▶ **YOUR GOAL**: Transcribe the material in full. Nothing should differ except that the pictures are left out.

▶ **DATA BLOCK**:

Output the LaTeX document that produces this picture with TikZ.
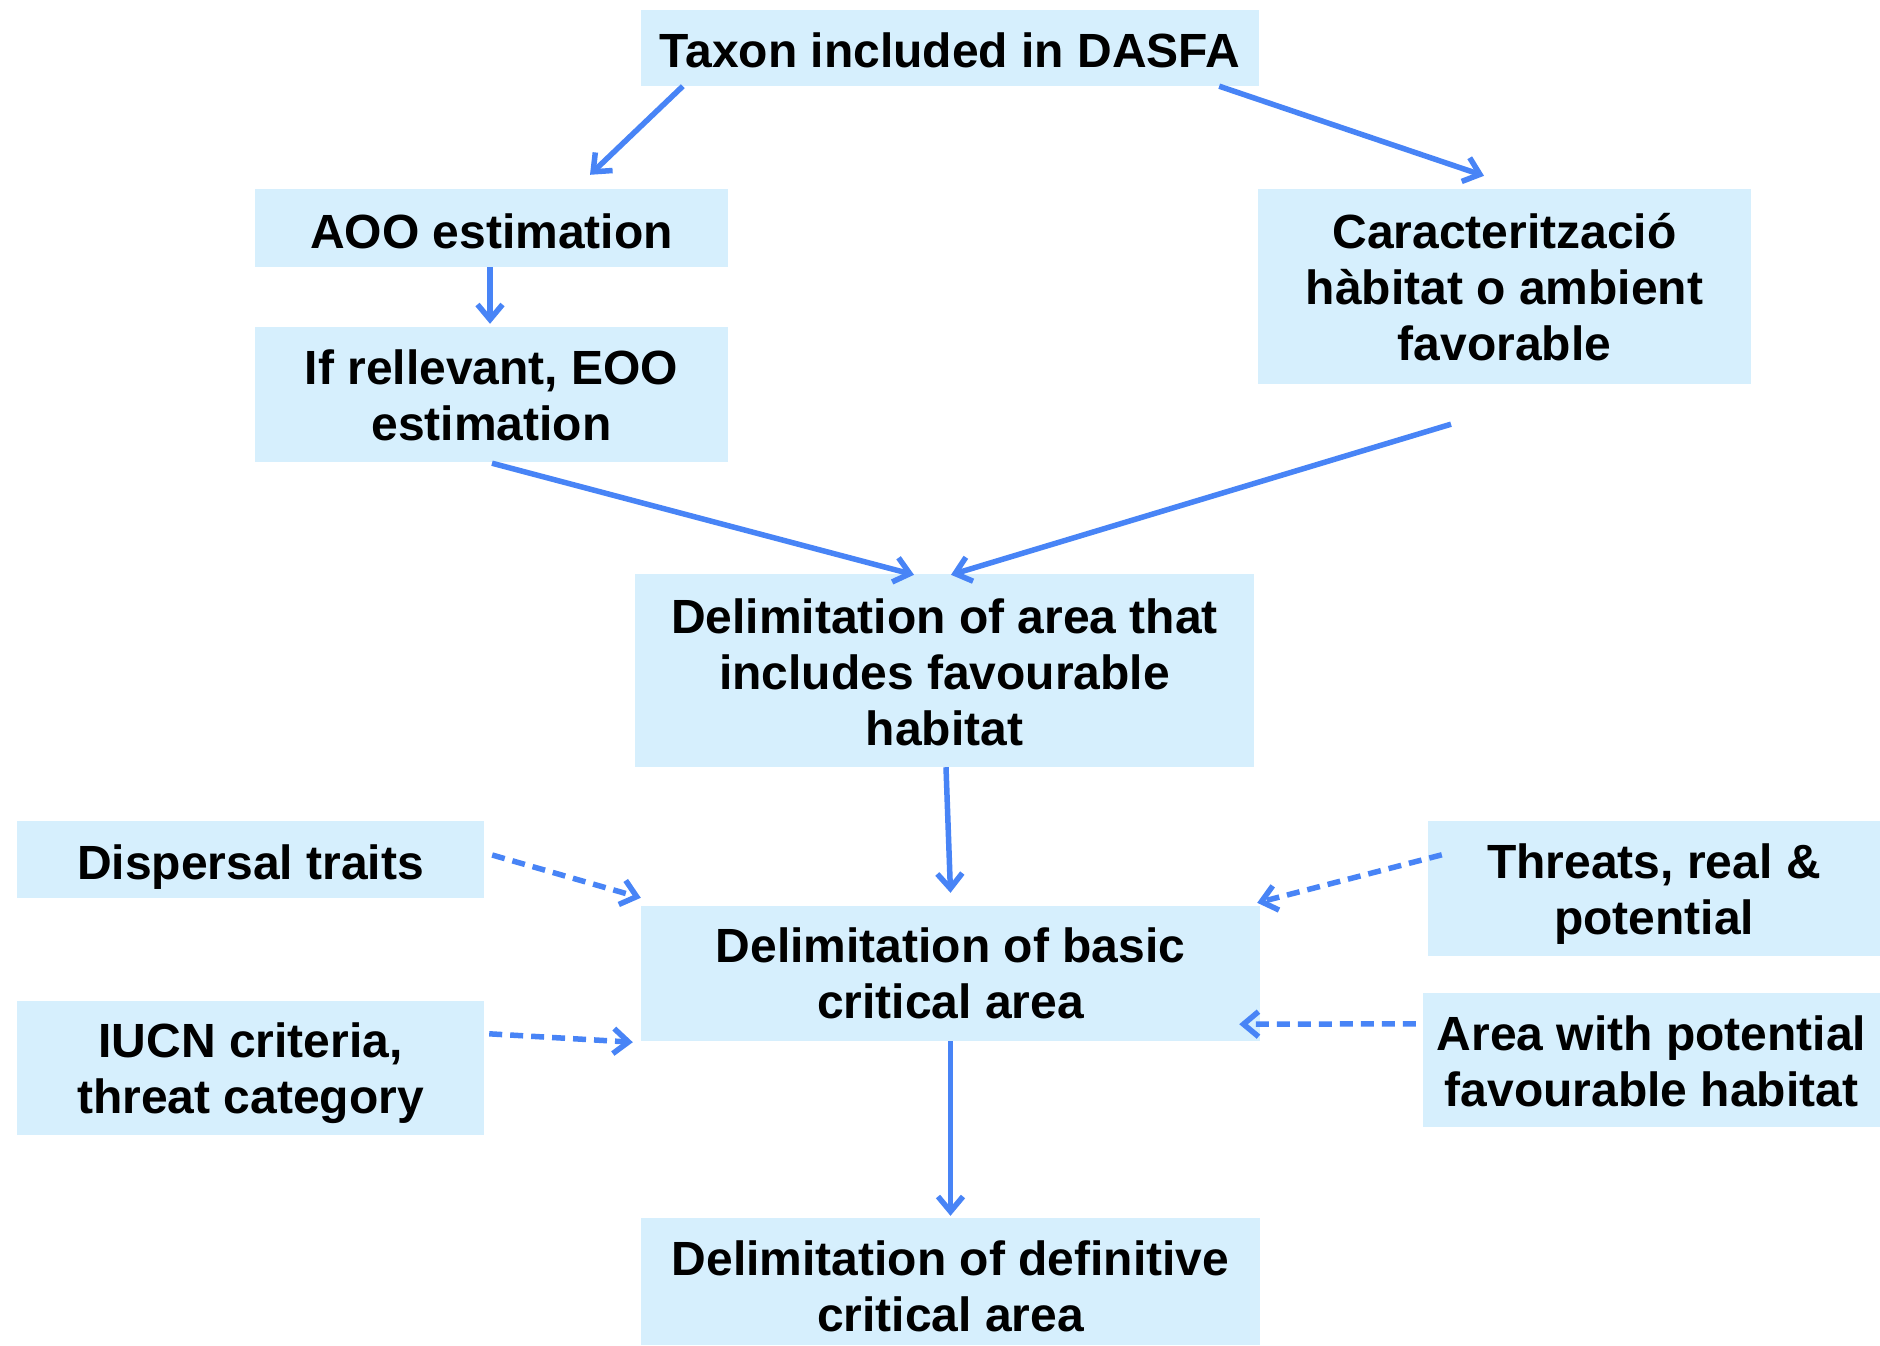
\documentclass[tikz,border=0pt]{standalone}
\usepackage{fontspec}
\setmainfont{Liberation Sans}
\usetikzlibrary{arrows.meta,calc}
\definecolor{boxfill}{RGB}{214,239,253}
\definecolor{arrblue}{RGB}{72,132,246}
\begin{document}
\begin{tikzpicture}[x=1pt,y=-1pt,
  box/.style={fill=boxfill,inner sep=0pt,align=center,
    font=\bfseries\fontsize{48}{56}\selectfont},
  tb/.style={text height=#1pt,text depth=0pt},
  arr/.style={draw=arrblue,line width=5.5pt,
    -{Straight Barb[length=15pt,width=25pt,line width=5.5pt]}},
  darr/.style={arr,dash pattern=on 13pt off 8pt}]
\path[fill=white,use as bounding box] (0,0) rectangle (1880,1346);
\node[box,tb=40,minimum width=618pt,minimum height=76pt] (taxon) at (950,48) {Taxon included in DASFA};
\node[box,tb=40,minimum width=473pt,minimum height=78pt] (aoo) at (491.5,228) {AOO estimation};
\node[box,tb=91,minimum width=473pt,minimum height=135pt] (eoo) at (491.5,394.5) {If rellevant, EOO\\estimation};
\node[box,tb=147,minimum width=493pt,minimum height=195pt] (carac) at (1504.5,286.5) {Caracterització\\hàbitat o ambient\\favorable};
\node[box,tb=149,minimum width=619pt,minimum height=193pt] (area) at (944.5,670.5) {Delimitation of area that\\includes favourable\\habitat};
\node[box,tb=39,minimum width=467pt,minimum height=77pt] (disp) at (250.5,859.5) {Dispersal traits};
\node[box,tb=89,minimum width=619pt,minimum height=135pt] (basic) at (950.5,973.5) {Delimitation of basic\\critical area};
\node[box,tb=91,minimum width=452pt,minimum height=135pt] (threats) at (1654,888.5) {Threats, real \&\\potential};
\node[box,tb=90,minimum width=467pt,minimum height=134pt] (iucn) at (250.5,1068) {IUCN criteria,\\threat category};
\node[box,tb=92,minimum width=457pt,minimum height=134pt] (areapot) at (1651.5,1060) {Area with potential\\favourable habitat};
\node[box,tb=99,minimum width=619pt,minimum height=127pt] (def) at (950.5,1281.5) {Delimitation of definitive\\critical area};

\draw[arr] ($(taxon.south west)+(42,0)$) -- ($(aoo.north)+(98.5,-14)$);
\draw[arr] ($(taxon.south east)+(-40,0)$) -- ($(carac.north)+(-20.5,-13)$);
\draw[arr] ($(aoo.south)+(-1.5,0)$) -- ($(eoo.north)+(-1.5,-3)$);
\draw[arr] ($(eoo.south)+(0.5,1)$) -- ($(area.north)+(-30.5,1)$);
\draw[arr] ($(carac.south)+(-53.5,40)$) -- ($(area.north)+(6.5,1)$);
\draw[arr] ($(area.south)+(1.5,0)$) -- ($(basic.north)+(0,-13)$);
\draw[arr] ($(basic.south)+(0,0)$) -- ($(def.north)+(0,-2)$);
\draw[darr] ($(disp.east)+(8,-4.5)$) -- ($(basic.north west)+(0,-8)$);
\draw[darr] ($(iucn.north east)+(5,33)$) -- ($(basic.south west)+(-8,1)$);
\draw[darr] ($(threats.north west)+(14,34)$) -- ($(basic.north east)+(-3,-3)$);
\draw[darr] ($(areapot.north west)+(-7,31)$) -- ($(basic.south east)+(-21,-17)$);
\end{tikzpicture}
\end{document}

▶ **COMPLETE ANSWER**:
Output the LaTeX document that produces this picture with TikZ.
\documentclass[tikz,border=0pt]{standalone}
\usepackage{fontspec}
\setmainfont{Liberation Sans}
\usetikzlibrary{arrows.meta,calc}
\definecolor{boxfill}{RGB}{214,239,253}
\definecolor{arrblue}{RGB}{72,132,246}
\begin{document}
\begin{tikzpicture}[x=1pt,y=-1pt,
  box/.style={fill=boxfill,inner sep=0pt,align=center,
    font=\bfseries\fontsize{48}{56}\selectfont},
  tb/.style={text height=#1pt,text depth=0pt},
  arr/.style={draw=arrblue,line width=5.5pt,
    -{Straight Barb[length=15pt,width=25pt,line width=5.5pt]}},
  darr/.style={arr,dash pattern=on 13pt off 8pt}]
\path[fill=white,use as bounding box] (0,0) rectangle (1880,1346);
\node[box,tb=40,minimum width=618pt,minimum height=76pt] (taxon) at (950,48) {Taxon included in DASFA};
\node[box,tb=40,minimum width=473pt,minimum height=78pt] (aoo) at (491.5,228) {AOO estimation};
\node[box,tb=91,minimum width=473pt,minimum height=135pt] (eoo) at (491.5,394.5) {If rellevant, EOO\\estimation};
\node[box,tb=147,minimum width=493pt,minimum height=195pt] (carac) at (1504.5,286.5) {Caracterització\\hàbitat o ambient\\favorable};
\node[box,tb=149,minimum width=619pt,minimum height=193pt] (area) at (944.5,670.5) {Delimitation of area that\\includes favourable\\habitat};
\node[box,tb=39,minimum width=467pt,minimum height=77pt] (disp) at (250.5,859.5) {Dispersal traits};
\node[box,tb=89,minimum width=619pt,minimum height=135pt] (basic) at (950.5,973.5) {Delimitation of basic\\critical area};
\node[box,tb=91,minimum width=452pt,minimum height=135pt] (threats) at (1654,888.5) {Threats, real \&\\potential};
\node[box,tb=90,minimum width=467pt,minimum height=134pt] (iucn) at (250.5,1068) {IUCN criteria,\\threat category};
\node[box,tb=92,minimum width=457pt,minimum height=134pt] (areapot) at (1651.5,1060) {Area with potential\\favourable habitat};
\node[box,tb=99,minimum width=619pt,minimum height=127pt] (def) at (950.5,1281.5) {Delimitation of definitive\\critical area};

\draw[arr] ($(taxon.south west)+(42,0)$) -- ($(aoo.north)+(98.5,-14)$);
\draw[arr] ($(taxon.south east)+(-40,0)$) -- ($(carac.north)+(-20.5,-13)$);
\draw[arr] ($(aoo.south)+(-1.5,0)$) -- ($(eoo.north)+(-1.5,-3)$);
\draw[arr] ($(eoo.south)+(0.5,1)$) -- ($(area.north)+(-30.5,1)$);
\draw[arr] ($(carac.south)+(-53.5,40)$) -- ($(area.north)+(6.5,1)$);
\draw[arr] ($(area.south)+(1.5,0)$) -- ($(basic.north)+(0,-13)$);
\draw[arr] ($(basic.south)+(0,0)$) -- ($(def.north)+(0,-2)$);
\draw[darr] ($(disp.east)+(8,-4.5)$) -- ($(basic.north west)+(0,-8)$);
\draw[darr] ($(iucn.north east)+(5,33)$) -- ($(basic.south west)+(-8,1)$);
\draw[darr] ($(threats.north west)+(14,34)$) -- ($(basic.north east)+(-3,-3)$);
\draw[darr] ($(areapot.north west)+(-7,31)$) -- ($(basic.south east)+(-21,-17)$);
\end{tikzpicture}
\end{document}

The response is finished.